Well, again I’m going to refer to what Pravin Gordhan said in his testimony this week. Remember, it’s three full days so there’s a whole lot to it. He said that from the outset, the ANC positioned itself as a party that would look after the majority and when the transition came, that it would be sure not to allow an elite grouping of people to achieve/access the ‘spoils of war’, and that’s exactly what he says has happened in the past ten years in the South African environment where the state’s resources have been diverted into the pockets of the few. It’s an identical process in business. If you do not have democracy pushed to the final limit to appoint, where those who are put into power are held responsible, you will get the consequences that we’re seeing now with Carlos Ghosn and Nissan. Eventually, the penny has to drop with shareholders.

Pravin Gordhan, Zapiro, State Capture Inquiry
Join the dots. More of Zapiro’s brilliant work available at www.zapiro.com.

It’s the shareholders who must be making those demands on the powerful and the reality with Ghosn, Jacob Zuma, Razak in Malaysia, and with Rousseff and co. in Brazil is that the public/people do really have this power. It’s just that sometimes they don’t use it. They don’t implement it correctly. In the long term, democracy works but it only works if the population – and it’s not just democracy in a public or political sense, but in a corporate sense as well -… It only works when those who have the votes actually take an interest…take care and go forward, and apply the power that they have been given. You get instances (like in Ghosn’s case) where this guy has really just stolen (it appears) and similarly, with Steinhoff and Marcus Jooste and that is something that’s very difficult to detect while it’s happening, but there are signals and we all need to be more aware that in this more transparent world, those signals are a little easier to pick up than they were in the past.
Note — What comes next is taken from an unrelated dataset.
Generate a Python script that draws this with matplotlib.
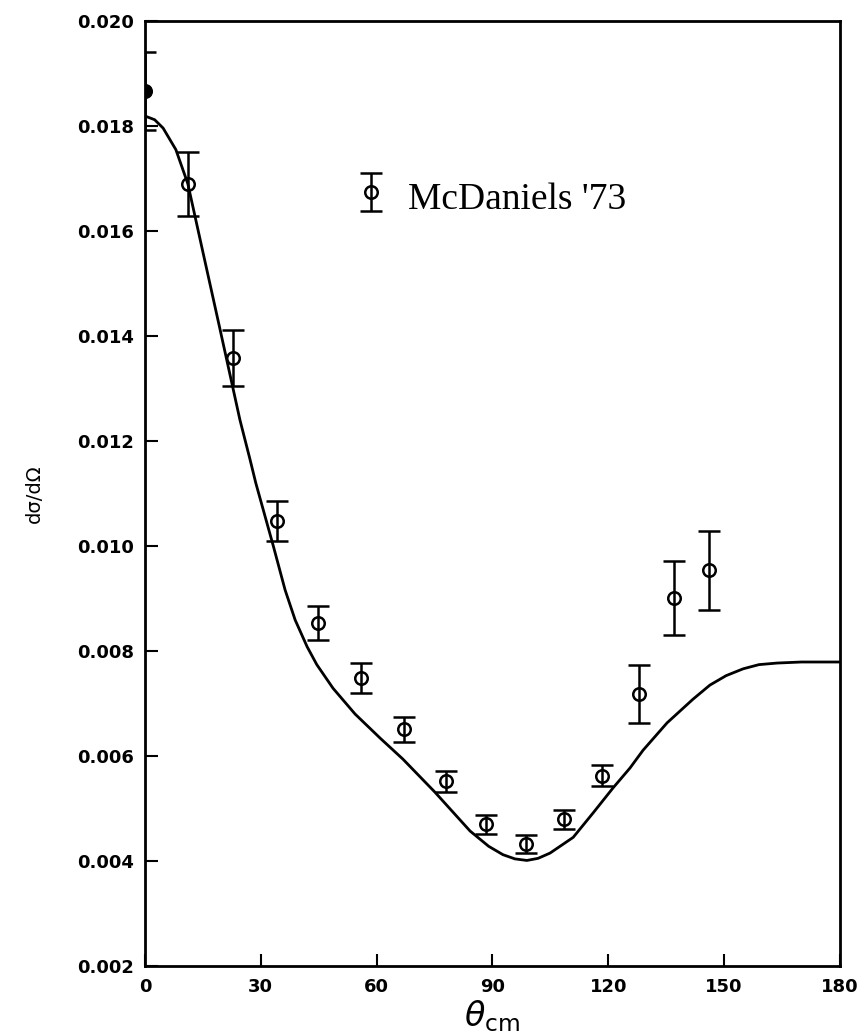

You mentioned Jooste there and as we kind of glide to the finish here, I wanted to quickly pick up a bit on Steinhoff. It was a pretty big week for the company. They announced a new CEO, Louis du Preez and they also announced that Mattress Factory in the US has more or less emerged from its Chapter 11 bankruptcy in much better shape. It shed about 660-odd stores but it’s still in operation. It’s still a going concern. They’ve raised another $500m-odd of funding and it looks like that business will live to fight another day. They also announced that they are a step closer to wrapping up negotiations on dealing with all the rest of their debt, especially the European debt so the company’s actually taking some steps back towards…if not rude health, at least back to the rudiments of health.

Mattress Firm is a story all on its own. There, the banks effectively own it now because what happened in the Chapter 11 was that it was going to go bust. Essentially, in a company, when your liabilities exceed your assets by a high degree, you really have two options. In the United States, you’ve got the option of going into Chapter 11 – talking to those people that you owe money to, restructuring your business accordingly, and then coming out of it as a going concern and in many ways, that’s what Steinhoff is trying to do all around the world and this is a really nice example of it. The Mattress Firm, which was bought for nearly $4bn in 2016 (remember that) is horribly bankrupt, owes a lot of money to banks, got together with Chapter 11 saying ‘well, this is the last gasp saloon. Let’s get around the table and see if there’s anything we can do to rescue this company’.

The banks said, “Fine. We can do that. We’ll actually continue to lend you the money.” They’re not converting debt into equity. The debt is still there “but we want 50% of the equity of this company. We want 50% ownership of Mattress Firm, just to keep you in business” and that’s effectively what’s happened so Mattress Firm, which was bought for $4bn is now worth zero. It is now owned – 50% by the banks, who still have to be repaid – and during that whole process, the banks together with the management at Mattress Firm said, “The only way that we’re going to make this company work is by closing hundreds of outlets and retrenching a whole bunch of people, etcetera.” So, the biggest challenge is that the banks aren’t going to foreclose but the challenge for Mattress Firm now is to find a way of operating, repaying the banks and eventually at some point in time, giving the Steinhoff shareholders a little crack at it.

I guess it’s like you have an opportunity of one day, getting some of that $4bn back but the most sensible way as an investor, is to look at this and just say, “Look, it’s worthless.” Let’s hope that there’s a bonus at some point in the future but it’s going to be lots and lots of years of hard work by the managers of that company before they’ll be in a position to actually reap any rewards.

That’s certainly true but I think from the perspective of suppliers and employees, the fact that the company remains a going concern is definitely some consolation and that sort of complete disruption of the industry has been avoided by the bankruptcy process. For me, it also kind of highlights the value of the US bankruptcy process. It’s one of the more forgiving processes in the world. They have Chapter 11, which just sort of enables companies – when there’s an absolute crisis, as we saw at Mattress Firm – it lets them have a path to keep going and creates a pathway back so that we don’t completely lose all the built-up economic value that the company’s created. You do sort of get to have something at the end of it and it’s a better process I think, than in many countries where these firms just end up getting dissolved entirely and that being very disruptive, of course, for all the upstream and downstream businesses that rely on them as well as their employees.

Yes, there is a similar thing in South Africa with Business Rescue, which we haven’t seen too much success with yet but presumably, it will come out. However, the UK has got a similar one called Company Voluntary Arrangement (CVA)., which is like Chapter 11 and again, there’s a South African angle to that story in that Famous Brands (you might remember) who bought a company called Gourmet Burger Kitchen in 2016. It was a bad year – 2016 – for South African companies in the international acquisitions, particularly with Steinhoff and Famous Brands. They bought it for… Well, they paid over R1bn for this company and it’s gone into CVA and the same thing there…this one hasn’t come out of it yet but it’s the same thing. Renegotiate with your creditors and your creditors in the case of Gourmet Burger Kitchen, are primarily landlords. Where you’ve got all of these stores, how many of these stores are you going to close down? Can the landlords give you a better deal on the rentals, etcetera? It gets back to doing acquisitions and looking at your due diligence. Clearly, in both cases, this was lacking.